<ゼロワン:東京大会>◇21日◇後楽園ホール

 05年に死去した橋本真也さん(享年40)のデビュー25周年興行を行い、長男の大地くん(17)がリングデビューした。キックボクシングルールのエキシビション戦で、小林聡(37)と対戦。元世界王者の容赦ない攻撃に2度のダウンを喫しながら、2回を戦い抜いた。

 2回中盤、大地くんは左ボディーフックを受け、うめき声を上げて倒れた。2度目のダウン。しばらく動けない強打にも、立ち上がった。終盤は捨て身で前へ出て、拳を振り回した。父の代名詞だった闘魂の片りんに、満員の観客が沸いた。声援はいつの間にか「ハシモト!」から「ダイチ!」に変わっていた。

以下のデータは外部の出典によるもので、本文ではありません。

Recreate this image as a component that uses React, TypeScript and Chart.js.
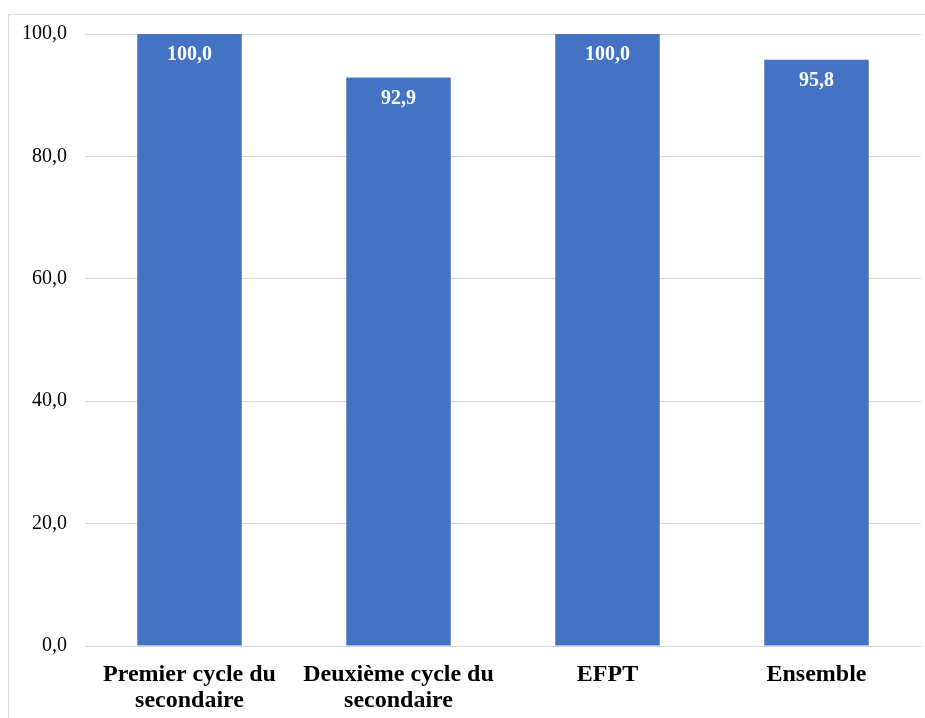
import React, { useEffect, useRef } from "react";
import { Chart, registerables } from "chart.js";

Chart.register(...registerables);

const categories: string[][] = [
  ["Premier cycle du", "secondaire"],
  ["Deuxième cycle du", "secondaire"],
  ["EFPT"],
  ["Ensemble"],
];
const values: number[] = [100.0, 92.9, 100.0, 95.8];
const yTicks: number[] = [0, 20, 40, 60, 80, 100];

const FONT = "'Liberation Serif', 'Times New Roman', serif";
const fmt = (v: number) => v.toFixed(1).replace(".", ",");

const dataLabels = {
  id: "dataLabels",
  afterDatasetsDraw(chart: any) {
    const ctx = chart.ctx;
    const meta = chart.getDatasetMeta(0);
    ctx.save();
    ctx.fillStyle = "#ffffff";
    ctx.font = `bold 20px ${FONT}`;
    ctx.textAlign = "center";
    ctx.textBaseline = "middle";
    meta.data.forEach((bar: any, i: number) => {
      ctx.fillText(fmt(values[i]), bar.x, bar.y + 21);
    });
    ctx.restore();
  },
};

export default function App() {
  const ref = useRef<HTMLCanvasElement | null>(null);
  useEffect(() => {
    if (!ref.current) return;
    const chart = new Chart(ref.current, {
      type: "bar",
      data: {
        labels: categories,
        datasets: [
          {
            data: values,
            backgroundColor: "#4472c4",
            borderWidth: 0,
            categoryPercentage: 1,
            barPercentage: 0.5,
          },
        ],
      },
      options: {
        animation: false,
        responsive: false,
        layout: { padding: { left: 0, right: 4, top: 19, bottom: 0 } },
        plugins: { legend: { display: false }, tooltip: { enabled: false } },
        scales: {
          x: {
            grid: { display: false, drawTicks: false },
            border: { display: true, color: "#d9d9d9", width: 1 },
            ticks: {
              color: "#000000",
              padding: 16,
              maxRotation: 0,
              autoSkip: false,
              font: { family: FONT, size: 24, weight: "bold", lineHeight: "26px" } as any,
            },
            afterFit: (s: any) => {
              s.height = 72;
              s.paddingLeft = 0;
              s.paddingRight = 0;
            },
          },
          y: {
            min: 0,
            max: 100,
            afterBuildTicks: (s: any) => {
              s.ticks = yTicks.map((v) => ({ value: v }));
            },
            grid: { color: "#d9d9d9", drawTicks: false, lineWidth: 1 },
            border: { display: false },
            ticks: {
              color: "#000000",
              padding: 18,
              font: { family: FONT, size: 20 },
              callback: (v: any) => fmt(Number(v)),
            },
            afterFit: (s: any) => {
              s.width = 76;
              s.paddingTop = 0;
              s.paddingBottom = 0;
            },
          },
        },
      },
      plugins: [dataLabels],
    });
    return () => chart.destroy();
  }, []);
  return (
    <div
      style={{
        position: "absolute",
        left: 8,
        top: 14,
        width: 917,
        height: 704,
        borderLeft: "1px solid #d9d9d9",
        borderTop: "1px solid #d9d9d9",
        boxSizing: "border-box",
        background: "#ffffff",
      }}
    >
      <canvas ref={ref} width={916} height={703} style={{ display: "block" }} />
    </div>
  );
}
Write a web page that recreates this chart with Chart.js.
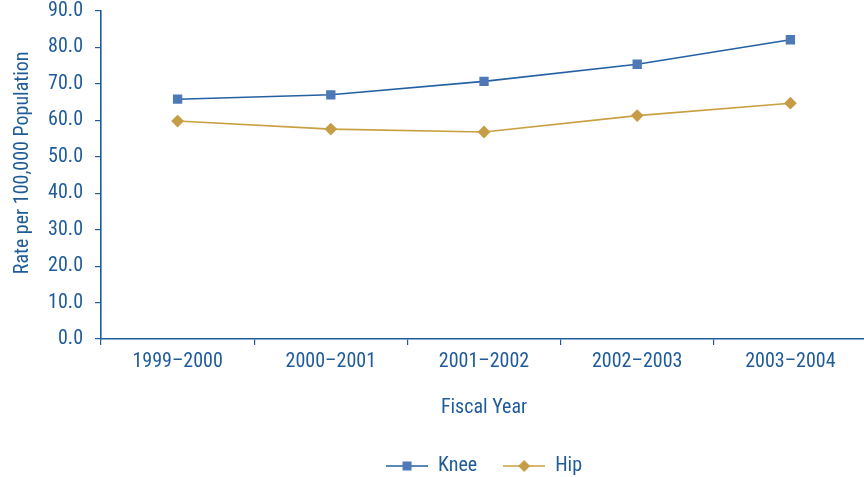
<!DOCTYPE html>
<html>
<head>
<meta charset="utf-8">
<script src="https://cdn.jsdelivr.net/npm/chart.js@4/dist/chart.umd.min.js"></script>
<style>
  html, body { margin: 0; padding: 0; background: #fff; overflow: hidden; }
  #wrap { width: 864px; height: 477px; overflow: hidden; }
</style>
</head>
<body>
<div id="wrap"><canvas id="c" width="867" height="477"></canvas></div>
<script>
// Fiscal years on the x axis
const fiscalYears = ['1999\u20132000', '2000\u20132001', '2001\u20132002', '2002\u20132003', '2003\u20132004'];
// Rates per 100,000 population
const kneeRates = [65.8, 67.0, 70.7, 75.4, 82.1];
const hipRates = [59.8, 57.6, 56.8, 61.3, 64.7];
// y axis range and step
const yMin = 0;
const yMax = 90;
const yStep = 10;
const yTitle = 'Rate per 100,000 Population';

const TEXT = '#1f5b98';
const FONT = "'Liberation Sans Narrow', 'Roboto Condensed', 'Liberation Sans', Arial, sans-serif";
const KNEE_LINE = '#2461a3';
const KNEE_MARK = '#4f79b6';
const HIP_LINE = '#c9a040';
const HIP_MARK = '#c69d45';

// Legend swatch: a short line with the series marker in the middle
function legendSwatch(lineColor, markColor, shape) {
  const cv = document.createElement('canvas');
  cv.width = 42; cv.height = 14;
  const g = cv.getContext('2d');
  g.strokeStyle = lineColor; g.lineWidth = 1.5;
  g.beginPath(); g.moveTo(0, 7); g.lineTo(42, 7); g.stroke();
  g.fillStyle = markColor;
  if (shape === 'square') {
    g.fillRect(21 - 4.5, 7 - 4.5, 9, 9);
  } else {
    g.beginPath();
    g.moveTo(21, 1); g.lineTo(27, 7); g.lineTo(21, 13); g.lineTo(15, 7); g.closePath(); g.fill();
  }
  return cv;
}

const swatches = [
  legendSwatch(KNEE_LINE, KNEE_MARK, 'square'),
  legendSwatch(HIP_LINE, HIP_MARK, 'diamond')
];

// Vertical axis title, set a little above the middle of the plot
const yTitlePlugin = {
  id: 'yTitle',
  afterDraw(chart) {
    const { ctx, chartArea } = chart;
    ctx.save();
    ctx.fillStyle = TEXT;
    ctx.font = '20px ' + FONT;
    ctx.textAlign = 'center';
    ctx.textBaseline = 'middle';
    ctx.translate(23, chartArea.top + chartArea.height * 0.463);
    ctx.rotate(-Math.PI / 2);
    ctx.fillText(yTitle, 0, 0);
    ctx.restore();
  }
};

new Chart(document.getElementById('c'), {
  type: 'line',
  data: {
    labels: fiscalYears,
    datasets: [
      {
        label: 'Knee',
        data: kneeRates,
        borderColor: KNEE_LINE,
        backgroundColor: KNEE_MARK,
        borderWidth: 1.6,
        pointStyle: 'rect',
        pointRadius: 6.6,
        pointBorderWidth: 0,
        pointBackgroundColor: KNEE_MARK,
        tension: 0
      },
      {
        label: 'Hip',
        data: hipRates,
        borderColor: HIP_LINE,
        backgroundColor: HIP_MARK,
        borderWidth: 1.6,
        pointStyle: 'rectRot',
        pointRadius: 6.4,
        pointBorderWidth: 0,
        pointBackgroundColor: HIP_MARK,
        tension: 0
      }
    ]
  },
  plugins: [yTitlePlugin],
  options: {
    responsive: false,
    animation: false,
    devicePixelRatio: 1,
    layout: { autoPadding: false, padding: { top: 11, left: 0, right: 0, bottom: -9 } },
    plugins: {
      tooltip: { enabled: false },
      legend: {
        position: 'bottom',
        fullSize: false,
        labels: {
          usePointStyle: true,
          pointStyleWidth: 42,
          padding: 26,
          color: TEXT,
          font: { family: FONT, size: 20 },
          generateLabels(chart) {
            return chart.data.datasets.map((ds, i) => ({
              text: ds.label,
              pointStyle: swatches[i],
              fillStyle: ds.backgroundColor,
              strokeStyle: ds.borderColor,
              lineWidth: 0,
              fontColor: TEXT,
              hidden: false,
              datasetIndex: i
            }));
          }
        }
      }
    },
    scales: {
      x: {
        offset: true,
        grid: {
          offset: true,
          drawOnChartArea: false,
          drawTicks: true,
          tickLength: 6,
          color: TEXT,
          lineWidth: 1.2
        },
        border: { display: true, color: TEXT, width: 1.6 },
        ticks: {
          color: TEXT,
          font: { family: FONT, size: 20 },
          padding: 5,
          maxRotation: 0
        },
        title: {
          display: true,
          text: 'Fiscal Year',
          color: TEXT,
          font: { family: FONT, size: 20 },
          padding: { top: 0, bottom: 10 }
        },
        afterFit(scale) {
          scale.height = 91;
          scale.paddingLeft = 0;
          scale.paddingRight = 0;
        }
      },
      y: {
        min: yMin,
        max: yMax,
        grid: {
          drawOnChartArea: false,
          drawTicks: true,
          tickLength: 6,
          color: TEXT,
          lineWidth: 1.2
        },
        border: { display: true, color: TEXT, width: 1.6 },
        ticks: {
          stepSize: yStep,
          color: TEXT,
          font: { family: FONT, size: 20 },
          padding: 12,
          callback: (v) => Number(v).toFixed(1)
        },
        title: { display: false },
        afterFit(scale) {
          scale.width = 101;
          scale.paddingTop = 0;
          scale.paddingBottom = 0;
        }
      }
    }
  }
});
</script>
</body>
</html>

 大地くんは試合後、号泣した。「あんな試合しかできず悔しい。父の足元にも及ばない。甘すぎた。父はすごい人だったと感じた」。それでも、周囲の反応は温かい。橋本さんと闘魂三銃士を組んだ新日本の蝶野正洋は、目頭を熱くした。「涙腺が緩んだ。気持ちが前に向かっていた。最高のプレデビューだった」。10月12日の自分の25周年興行に招待すると決め、「(IWGPヘビー級選手権に出る)大谷は橋本の気持ちを受け継いでいる。それを見て勉強してほしい」と話した。大谷も「今デビューさせたら、橋本さんに大目玉を食らう」と、じっくり育成する方針だ。

 現在高2の大地くんは、卒業後1年をめどにプロレスデビューを狙う。「ゼロワンを引っ張った父のように、人を引っ張れる存在になりたい」。試合後は、スタンドから「焦るな!